#### PROVIDED DATA:
--

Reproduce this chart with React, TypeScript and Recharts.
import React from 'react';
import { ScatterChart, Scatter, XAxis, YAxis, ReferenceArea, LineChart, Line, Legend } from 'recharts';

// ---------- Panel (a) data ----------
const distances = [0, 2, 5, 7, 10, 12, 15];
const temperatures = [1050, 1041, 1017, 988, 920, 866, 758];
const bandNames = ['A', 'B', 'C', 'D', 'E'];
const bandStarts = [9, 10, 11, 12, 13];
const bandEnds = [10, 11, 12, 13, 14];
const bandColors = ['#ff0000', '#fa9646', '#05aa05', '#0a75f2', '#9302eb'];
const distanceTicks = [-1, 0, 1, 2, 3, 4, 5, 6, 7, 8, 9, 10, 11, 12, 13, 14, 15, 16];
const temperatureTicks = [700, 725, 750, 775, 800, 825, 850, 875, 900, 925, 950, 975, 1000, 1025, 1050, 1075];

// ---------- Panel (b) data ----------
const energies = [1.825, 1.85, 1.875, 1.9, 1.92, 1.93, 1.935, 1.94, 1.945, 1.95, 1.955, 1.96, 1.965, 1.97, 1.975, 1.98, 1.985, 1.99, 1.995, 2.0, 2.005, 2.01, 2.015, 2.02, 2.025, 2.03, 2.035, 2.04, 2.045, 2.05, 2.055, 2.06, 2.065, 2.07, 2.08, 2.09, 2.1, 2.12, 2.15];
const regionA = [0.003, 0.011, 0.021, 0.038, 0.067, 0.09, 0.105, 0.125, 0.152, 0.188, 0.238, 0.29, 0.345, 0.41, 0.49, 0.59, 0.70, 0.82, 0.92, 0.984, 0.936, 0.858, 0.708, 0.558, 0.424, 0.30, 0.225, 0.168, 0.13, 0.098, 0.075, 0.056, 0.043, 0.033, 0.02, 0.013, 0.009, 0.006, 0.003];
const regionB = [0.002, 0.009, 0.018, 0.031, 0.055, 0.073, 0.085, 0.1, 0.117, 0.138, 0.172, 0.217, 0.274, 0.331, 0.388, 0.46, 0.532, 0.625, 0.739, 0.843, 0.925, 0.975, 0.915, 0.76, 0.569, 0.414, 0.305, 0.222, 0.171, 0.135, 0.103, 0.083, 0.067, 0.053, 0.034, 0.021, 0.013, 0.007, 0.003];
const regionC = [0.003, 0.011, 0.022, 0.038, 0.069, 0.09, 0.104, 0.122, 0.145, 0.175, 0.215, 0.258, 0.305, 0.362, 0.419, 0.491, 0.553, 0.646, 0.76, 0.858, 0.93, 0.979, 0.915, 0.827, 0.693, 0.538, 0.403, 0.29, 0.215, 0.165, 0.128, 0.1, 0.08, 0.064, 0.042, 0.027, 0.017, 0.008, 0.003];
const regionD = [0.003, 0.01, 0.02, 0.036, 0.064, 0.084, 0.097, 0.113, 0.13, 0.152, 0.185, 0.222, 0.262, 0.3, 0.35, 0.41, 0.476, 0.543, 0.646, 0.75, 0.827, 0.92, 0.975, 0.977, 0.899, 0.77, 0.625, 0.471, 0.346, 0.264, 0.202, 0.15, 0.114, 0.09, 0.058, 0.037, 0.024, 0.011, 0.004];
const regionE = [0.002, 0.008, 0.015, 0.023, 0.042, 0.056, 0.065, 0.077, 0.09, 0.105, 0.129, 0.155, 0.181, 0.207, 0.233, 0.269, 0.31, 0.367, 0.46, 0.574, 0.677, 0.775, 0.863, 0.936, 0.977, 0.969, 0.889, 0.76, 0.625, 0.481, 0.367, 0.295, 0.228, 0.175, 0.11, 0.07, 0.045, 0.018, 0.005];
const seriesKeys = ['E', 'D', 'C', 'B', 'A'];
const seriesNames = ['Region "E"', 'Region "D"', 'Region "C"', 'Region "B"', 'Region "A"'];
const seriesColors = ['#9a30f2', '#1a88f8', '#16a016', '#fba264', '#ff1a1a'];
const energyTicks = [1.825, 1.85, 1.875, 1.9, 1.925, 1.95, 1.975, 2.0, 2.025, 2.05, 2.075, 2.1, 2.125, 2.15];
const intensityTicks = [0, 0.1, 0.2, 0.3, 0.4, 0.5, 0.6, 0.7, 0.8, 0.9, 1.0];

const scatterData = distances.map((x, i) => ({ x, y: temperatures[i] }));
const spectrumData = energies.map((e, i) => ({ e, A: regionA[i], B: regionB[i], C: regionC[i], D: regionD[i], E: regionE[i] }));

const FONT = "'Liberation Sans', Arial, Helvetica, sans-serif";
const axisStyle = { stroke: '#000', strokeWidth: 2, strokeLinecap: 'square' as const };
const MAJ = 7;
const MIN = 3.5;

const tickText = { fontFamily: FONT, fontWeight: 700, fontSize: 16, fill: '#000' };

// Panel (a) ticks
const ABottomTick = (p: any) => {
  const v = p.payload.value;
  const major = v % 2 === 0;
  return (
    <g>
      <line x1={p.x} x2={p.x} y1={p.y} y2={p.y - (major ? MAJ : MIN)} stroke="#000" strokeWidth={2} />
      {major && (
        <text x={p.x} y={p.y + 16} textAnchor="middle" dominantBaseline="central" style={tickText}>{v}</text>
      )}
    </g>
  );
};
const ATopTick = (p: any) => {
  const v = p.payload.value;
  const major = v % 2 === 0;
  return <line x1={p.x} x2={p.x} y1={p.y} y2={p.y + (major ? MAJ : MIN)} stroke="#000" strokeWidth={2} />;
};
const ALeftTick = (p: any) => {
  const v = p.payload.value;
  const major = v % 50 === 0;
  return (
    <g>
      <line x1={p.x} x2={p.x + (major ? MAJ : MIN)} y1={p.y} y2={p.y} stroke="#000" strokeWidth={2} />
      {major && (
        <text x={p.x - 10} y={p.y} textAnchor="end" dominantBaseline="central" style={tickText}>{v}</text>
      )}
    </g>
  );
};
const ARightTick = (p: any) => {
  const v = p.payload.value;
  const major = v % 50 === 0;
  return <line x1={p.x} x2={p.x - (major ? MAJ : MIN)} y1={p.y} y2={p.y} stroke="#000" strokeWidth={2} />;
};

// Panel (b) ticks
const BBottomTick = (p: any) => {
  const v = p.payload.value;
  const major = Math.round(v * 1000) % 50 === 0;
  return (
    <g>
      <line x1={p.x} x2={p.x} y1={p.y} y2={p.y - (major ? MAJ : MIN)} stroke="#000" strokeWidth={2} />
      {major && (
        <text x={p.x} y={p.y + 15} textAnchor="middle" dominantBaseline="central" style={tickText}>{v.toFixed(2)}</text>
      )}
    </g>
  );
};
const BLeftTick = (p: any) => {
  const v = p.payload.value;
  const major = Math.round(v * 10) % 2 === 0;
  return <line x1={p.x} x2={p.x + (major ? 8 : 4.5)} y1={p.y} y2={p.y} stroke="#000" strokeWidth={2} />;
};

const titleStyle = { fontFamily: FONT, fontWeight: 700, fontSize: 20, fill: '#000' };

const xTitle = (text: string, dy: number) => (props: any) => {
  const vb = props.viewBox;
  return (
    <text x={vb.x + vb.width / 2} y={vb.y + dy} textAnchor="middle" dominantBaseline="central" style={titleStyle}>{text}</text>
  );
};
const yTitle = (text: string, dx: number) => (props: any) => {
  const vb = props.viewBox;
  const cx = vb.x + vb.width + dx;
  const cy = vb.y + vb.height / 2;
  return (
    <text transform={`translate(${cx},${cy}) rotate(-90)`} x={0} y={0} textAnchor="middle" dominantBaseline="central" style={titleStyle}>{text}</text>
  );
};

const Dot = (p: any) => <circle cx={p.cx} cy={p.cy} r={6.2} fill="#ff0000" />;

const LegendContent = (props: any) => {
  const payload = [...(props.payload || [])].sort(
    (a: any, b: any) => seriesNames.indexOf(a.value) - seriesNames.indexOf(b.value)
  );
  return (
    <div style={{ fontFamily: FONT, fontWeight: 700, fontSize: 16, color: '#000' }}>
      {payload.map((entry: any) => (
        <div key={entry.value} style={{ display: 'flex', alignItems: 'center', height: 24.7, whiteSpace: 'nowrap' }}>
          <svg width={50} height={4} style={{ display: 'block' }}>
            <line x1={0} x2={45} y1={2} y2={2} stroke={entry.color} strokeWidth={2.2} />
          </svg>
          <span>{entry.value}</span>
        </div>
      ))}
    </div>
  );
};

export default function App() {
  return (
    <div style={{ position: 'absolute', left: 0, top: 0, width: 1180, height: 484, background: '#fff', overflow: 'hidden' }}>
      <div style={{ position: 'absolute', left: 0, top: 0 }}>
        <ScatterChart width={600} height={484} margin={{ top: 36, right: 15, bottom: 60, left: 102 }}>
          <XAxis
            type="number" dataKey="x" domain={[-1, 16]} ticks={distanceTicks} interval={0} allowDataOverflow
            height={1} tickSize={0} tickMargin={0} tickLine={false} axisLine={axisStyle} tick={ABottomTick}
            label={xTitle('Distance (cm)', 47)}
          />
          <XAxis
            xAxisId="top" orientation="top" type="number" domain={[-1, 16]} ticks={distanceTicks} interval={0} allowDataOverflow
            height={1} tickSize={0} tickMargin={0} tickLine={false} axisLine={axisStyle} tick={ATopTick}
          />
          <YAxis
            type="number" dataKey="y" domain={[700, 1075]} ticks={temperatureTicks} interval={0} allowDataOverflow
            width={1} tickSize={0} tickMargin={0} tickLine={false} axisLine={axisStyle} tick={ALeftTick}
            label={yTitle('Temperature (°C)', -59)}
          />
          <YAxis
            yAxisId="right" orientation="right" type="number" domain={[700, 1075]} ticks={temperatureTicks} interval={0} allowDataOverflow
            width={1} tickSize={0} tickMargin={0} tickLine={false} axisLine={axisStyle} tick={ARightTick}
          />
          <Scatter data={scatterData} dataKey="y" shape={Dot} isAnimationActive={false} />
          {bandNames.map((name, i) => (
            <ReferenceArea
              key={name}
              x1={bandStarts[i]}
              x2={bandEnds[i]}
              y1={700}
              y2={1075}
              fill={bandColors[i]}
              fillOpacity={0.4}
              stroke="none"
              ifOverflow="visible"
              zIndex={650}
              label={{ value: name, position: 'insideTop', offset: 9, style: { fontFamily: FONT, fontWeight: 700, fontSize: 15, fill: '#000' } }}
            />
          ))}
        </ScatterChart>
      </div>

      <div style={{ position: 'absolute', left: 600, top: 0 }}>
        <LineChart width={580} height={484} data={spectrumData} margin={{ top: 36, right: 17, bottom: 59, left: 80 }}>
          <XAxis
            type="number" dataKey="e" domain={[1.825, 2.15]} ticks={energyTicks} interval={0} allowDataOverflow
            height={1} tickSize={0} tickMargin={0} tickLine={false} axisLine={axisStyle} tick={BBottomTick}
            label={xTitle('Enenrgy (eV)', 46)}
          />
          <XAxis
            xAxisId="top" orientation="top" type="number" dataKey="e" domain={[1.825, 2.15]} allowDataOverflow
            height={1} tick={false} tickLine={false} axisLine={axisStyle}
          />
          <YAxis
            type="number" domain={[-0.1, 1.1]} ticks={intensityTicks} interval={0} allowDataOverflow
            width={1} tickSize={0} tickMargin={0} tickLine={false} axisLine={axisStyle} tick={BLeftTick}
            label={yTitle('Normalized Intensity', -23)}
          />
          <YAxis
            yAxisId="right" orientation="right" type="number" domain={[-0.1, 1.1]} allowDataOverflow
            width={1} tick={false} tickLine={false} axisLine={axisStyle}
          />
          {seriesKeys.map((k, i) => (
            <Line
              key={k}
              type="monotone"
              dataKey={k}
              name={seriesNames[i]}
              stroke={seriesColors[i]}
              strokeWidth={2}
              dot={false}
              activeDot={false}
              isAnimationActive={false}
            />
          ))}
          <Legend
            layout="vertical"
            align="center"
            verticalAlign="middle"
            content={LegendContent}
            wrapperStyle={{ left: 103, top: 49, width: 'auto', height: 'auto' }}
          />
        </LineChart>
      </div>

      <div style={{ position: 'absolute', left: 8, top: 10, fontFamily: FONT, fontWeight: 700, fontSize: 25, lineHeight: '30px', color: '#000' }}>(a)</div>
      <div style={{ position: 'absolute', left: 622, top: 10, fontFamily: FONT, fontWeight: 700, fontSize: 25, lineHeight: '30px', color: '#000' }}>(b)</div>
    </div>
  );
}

--

#### REQUIRED TASK:
In the listing above, reproduce the first line and each one after it through the line that contains "LineChart, Line, Legend".

#### ANSWER TO THE TASK:
Reproduce this chart with React, TypeScript and Recharts.
import React from 'react';
import { ScatterChart, Scatter, XAxis, YAxis, ReferenceArea, LineChart, Line, Legend } from 'recharts';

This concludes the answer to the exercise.